Let $A=C(0,1)$ be the ring of continuous real valued functions on the open interval $(0,1)$. It is not too difficult to show that if $\mathfrak{m}\subseteq A$ is a maximal ideal with residue field $A/\mathfrak{m}\simeq \mathbb{R}$ then $\mathfrak{m}=\mathfrak{m}_a:=ker(ev_a)$ where for $a\in(0,1)$,
$ev_a:A\rightarrow\mathbb{R}$ is the evaluation map at $a$. It is easy to show that there are
maximal ideals not of the for $\mathfrak{m}_a$. For instance one may look at the
ideal
$$
I=\{f\in A:\exists n\in\mathbf{Z}_{\geq 1}, f\equiv 0\;\;\mbox{on $(0,1/n]$}\}
$$
Then $I$ is not contained in any $\mathfrak{m}_a$ but by Zorn's lemma it is contained in
some maximal ideal $\mathfrak{M}$. So here are two natural questions on the ring $A$ for which I don't have an answer:
Q1: Do we have a structure theorem for the possible residue fields of maximal
ideals of $A$.
Q2: How does one show the existence (or construct) of a prime ideal of $A$ which is not maximal?
Best Answer
Take any free ultrafilter $U$ on $(0,1)$, and let $m_U$ be the set of functions which are $0$ "almost everywhere", i.e., on a set in the ultrafilter.

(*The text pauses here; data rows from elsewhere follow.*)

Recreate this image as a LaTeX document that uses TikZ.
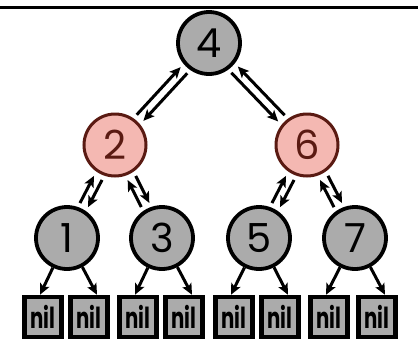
\documentclass[tikz,border=0pt]{standalone}
\usepackage{fontspec}
\setmainfont{Poppins}
\usetikzlibrary{arrows.meta,calc}

\definecolor{nodegray}{HTML}{ABABAB}
\definecolor{redfill}{HTML}{F4B8B2}
\definecolor{redline}{HTML}{5A1A12}

\tikzset{
  keynode/.style={circle, draw=black, line width=3.8pt, fill=nodegray,
    minimum size=62pt, inner sep=0pt,
    font=\fontsize{40}{40}\selectfont},
  rednode/.style={keynode, draw=redline, line width=3pt, fill=redfill,
    text=redline},
  nilbox/.style={rectangle, draw=black, line width=4.5pt, fill=nodegray,
    minimum width=37pt, minimum height=40pt, inner sep=0pt,
    font=\fontsize{29}{29}\selectfont\bfseries},
  arr/.style={line width=3pt,
    -{Stealth[length=11pt,width=10pt,inset=2.5pt]}},
  rule/.style={line width=3pt}
}

% two parallel arrows between a parent (#1) and a child (#2);
% #3 is the signed sideways offset of the upward arrow
\newcommand\linkpair[3]{%
  \draw[arr] ($(#2)!37pt!(#1)!{#3}!90:(#1)$) -- ($(#1)!37pt!(#2)!{#3}!-90:(#2)$);
  \draw[arr] ($(#1)!37pt!(#2)!{#3}!90:(#2)$) -- ($(#2)!37pt!(#1)!{#3}!-90:(#1)$);
}
\newcommand\nilword{\scalebox{0.68}[1]{nil}}

\begin{document}
\begin{tikzpicture}[x=1pt,y=-1pt]
  \useasboundingbox (0,0) rectangle (418,349);

  % rule along the top
  \draw[rule] (0,7.5) -- (418,7.5);

  % keys
  \node[keynode] (n4) at (209,43) {4};
  \node[rednode] (n2) at (115,145) {2};
  \node[rednode] (n6) at (307,145) {6};
  \node[keynode] (n1) at (67,238) {1};
  \node[keynode] (n3) at (162,238) {3};
  \node[keynode] (n5) at (259,238) {5};
  \node[keynode] (n7) at (355,238) {7};

  % leaves
  \foreach \i/\x in {1/43,2/89,3/138,4/184,5/234,6/280,7/329,8/377}
    \node[nilbox] (b\i) at (\x,317) {\nilword};

  % parent/child links
  \linkpair{n4}{n2}{4.5pt}
  \linkpair{n4}{n6}{-4.5pt}
  \linkpair{n2}{n1}{4.5pt}
  \linkpair{n2}{n3}{4.5pt}
  \linkpair{n6}{n5}{4.5pt}
  \linkpair{n6}{n7}{4.5pt}

  % links to the leaves
  \foreach \k/\l/\r in {n1/b1/b2,n3/b3/b4,n5/b5/b6,n7/b7/b8}{
    \draw[arr] (\k) -- ($(\l.north)+(-3,0)$);
    \draw[arr] (\k) -- ($(\r.north)+(8,0)$);
  }
\end{tikzpicture}
\end{document}
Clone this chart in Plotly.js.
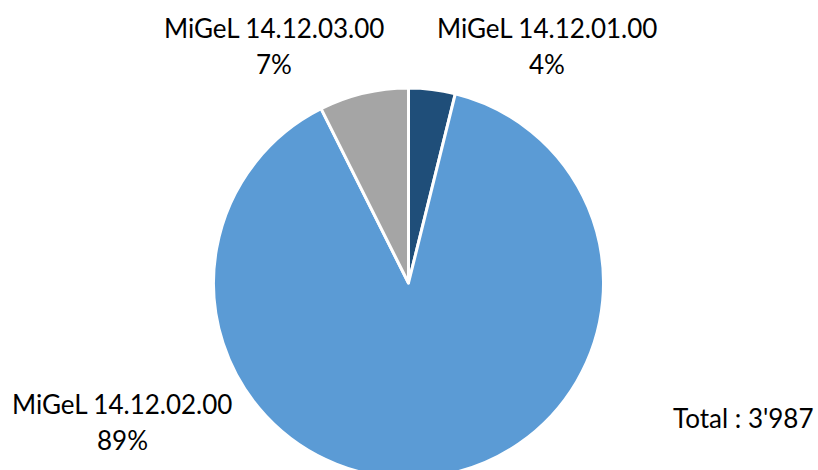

It seems to me that is a prime ideal, which is in general not maximal. If all ultrafilter sets have, say, the number 1/2 as a limit point, then $m_U$ is properly contained in the ideal of functions vanishing at 1/2.
Why is it an ideal? That looks easy. E.g., if you have two functions vanishing on $A_1$, $A_2$ respectively, then their sum vanishes on $A_1\cap A_2$, which is again in the ultrafilter.
Why is it prime? Let $f_3:=f_1\cdot f_2$. Let $A_i:= \{x:f_i(x)=0\}$. Then $f_3\in m_U$ iff $A_3 \in U$ iff $A_1\cup A_2\in U$ iff $A_1\in U $ or $A_2\in U$ iff one of $f_1$, $f_2$ is in $m_U$.